New risks won’t emerge from new math: In the 21st century, most new risks have emerged from groundbreaking technologies. Cyberattacks remain by far the biggest threat to organizations, and each innovation that presents new and exciting business opportunities invariably carries new and novel threats, as well. Artificial intelligence is an obvious example here. Even as organizations race to adopt and adapt AI to their processes and strategies, cybercriminals are leveraging the technology to enhance social engineering attacks by making them more convincing, personalized and hard to detect, with phishing and deepfakes being prime examples.
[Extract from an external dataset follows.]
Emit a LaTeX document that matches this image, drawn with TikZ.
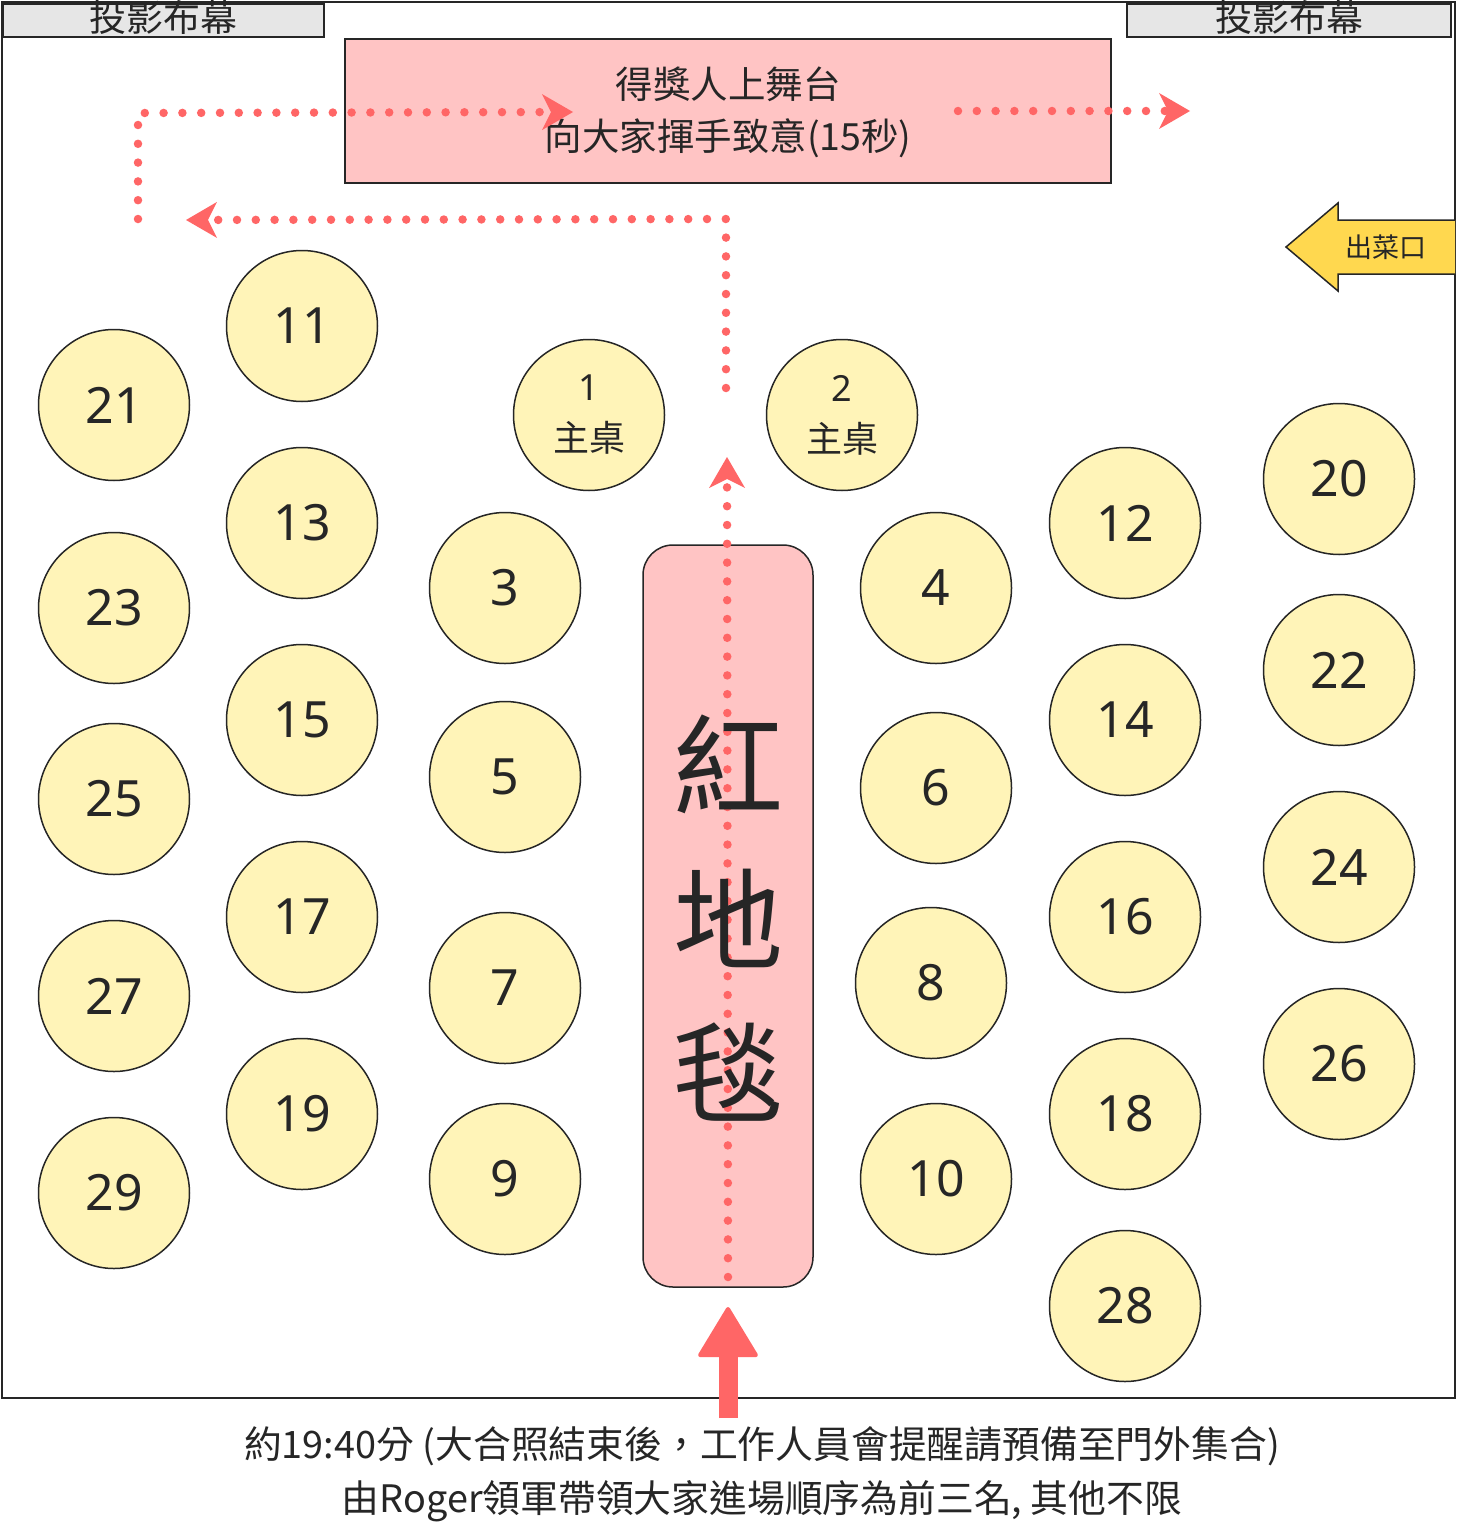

These types of threats aren’t focused on financial reporting.

An audit team filled with bean counters will undoubtedly be less effective: Because today’s internal auditors are more likely to focus on fraud risks, compliance issues and myriad operational issues unrelated to accounting, their backgrounds should be as diverse as the operations they audit. An accounting degree won’t help as much as one in IT or computer science when auditing cybersecurity issues. 

The reality is that most audit executives recognize this and prize internal auditors with strong analytic and critical thinking abilities, data-mining skills, business acumen and IT skills more than they do those who are extraordinarily proficient in accounting.

Recruiting internal audit talent is harder if the focus is on crunching numbers: The next generation of internal auditors must possess skills that address modern business risks. This requires recruiting the best minds in data analytics, computer science, engineering and psychology to fill the internal audit talent pipeline. That will be next to impossible if organizations view internal auditing as synonymous with accounting.

My hope is that leaders who understand modern risk management don’t buy the bean counter myth. Indeed, 65% of publicly traded companies globally have internal audit reporting directly to the CEO. But I’m deeply troubled that, according to Pulse data,  nearly 8 in 10 (79%) of CAEs in publicly traded organizations in the U.S. still report to the CFO.